How this skill works

When invoked it validates required input (unit_id, language, external_dependencies) and auto-detects common external services if dependencies are not provided. It dispatches a QA Analyst Agent with a concrete Toxiproxy-based test brief, parses the agent output for PASS/FAIL, and runs up to three remediation iterations before escalating.
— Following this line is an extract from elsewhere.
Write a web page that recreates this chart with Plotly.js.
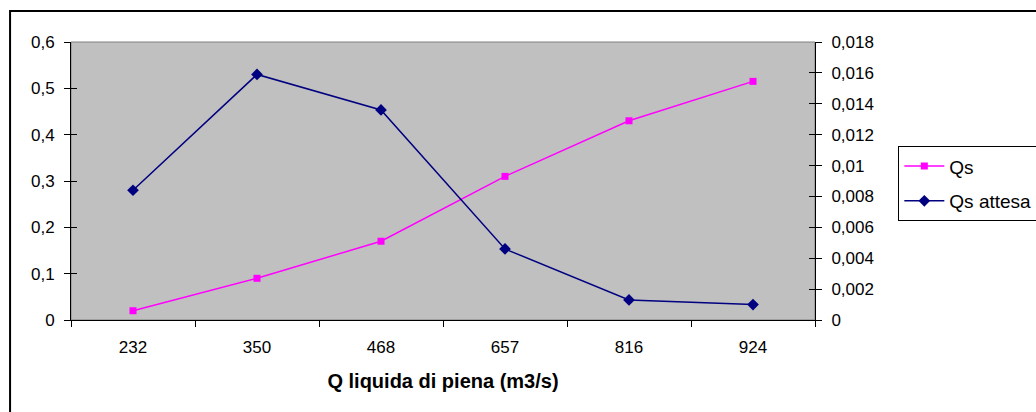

Final output summarizes scenarios, dependency coverage, and readiness for the next gate.

When to use it

Before promoting a service to integration/staging to verify graceful degradation
When external dependencies (Postgres, MongoDB, Redis, RabbitMQ, Valkey, HTTP APIs) are present
If Gate 6 passed but failure-handling tests are not yet implemented
When you need automated enforcement that chaos tests and recovery verification exist

Best practices

Auto-detect external dependencies from docker-compose and go/package manifests when not supplied
Require Toxiproxy setup under tests/utils/chaos/ and use descriptive test names (TestIntegration_Chaos_{Component}_{Scenario})
Use the dual-gate pattern (CHAOS=1 env var + testing.Short()) to control chaos test execution
Cover five phases in each test: Normal → Inject → Verify → Restore → Recovery
Verify recovery behavior explicitly; tests must assert service remains available or recovers cleanly

Example use cases

Detecting how the app reacts when Postgres connections drop and verifying reconnection logic
Injecting high latency to MongoDB to confirm request timeouts and fallback behavior
Partitioning RabbitMQ to validate message handling and slow-consumer detection
Simulating HTTP upstream 5xx and connection refused to ensure circuit breakers and retries work
Adding Toxiproxy-based chaos tests as a mandatory step in CI for a Go microservice

FAQ

What if external_dependencies is not provided?

The skill auto-scans docker-compose and language manifests to detect common services and sets external_dependencies; it will stop with an error if none are found.

Who runs the actual chaos tests?

This skill orchestrates and dispatches a QA Analyst Agent in CHAOS mode; the QA agent implements Toxiproxy setup and test code.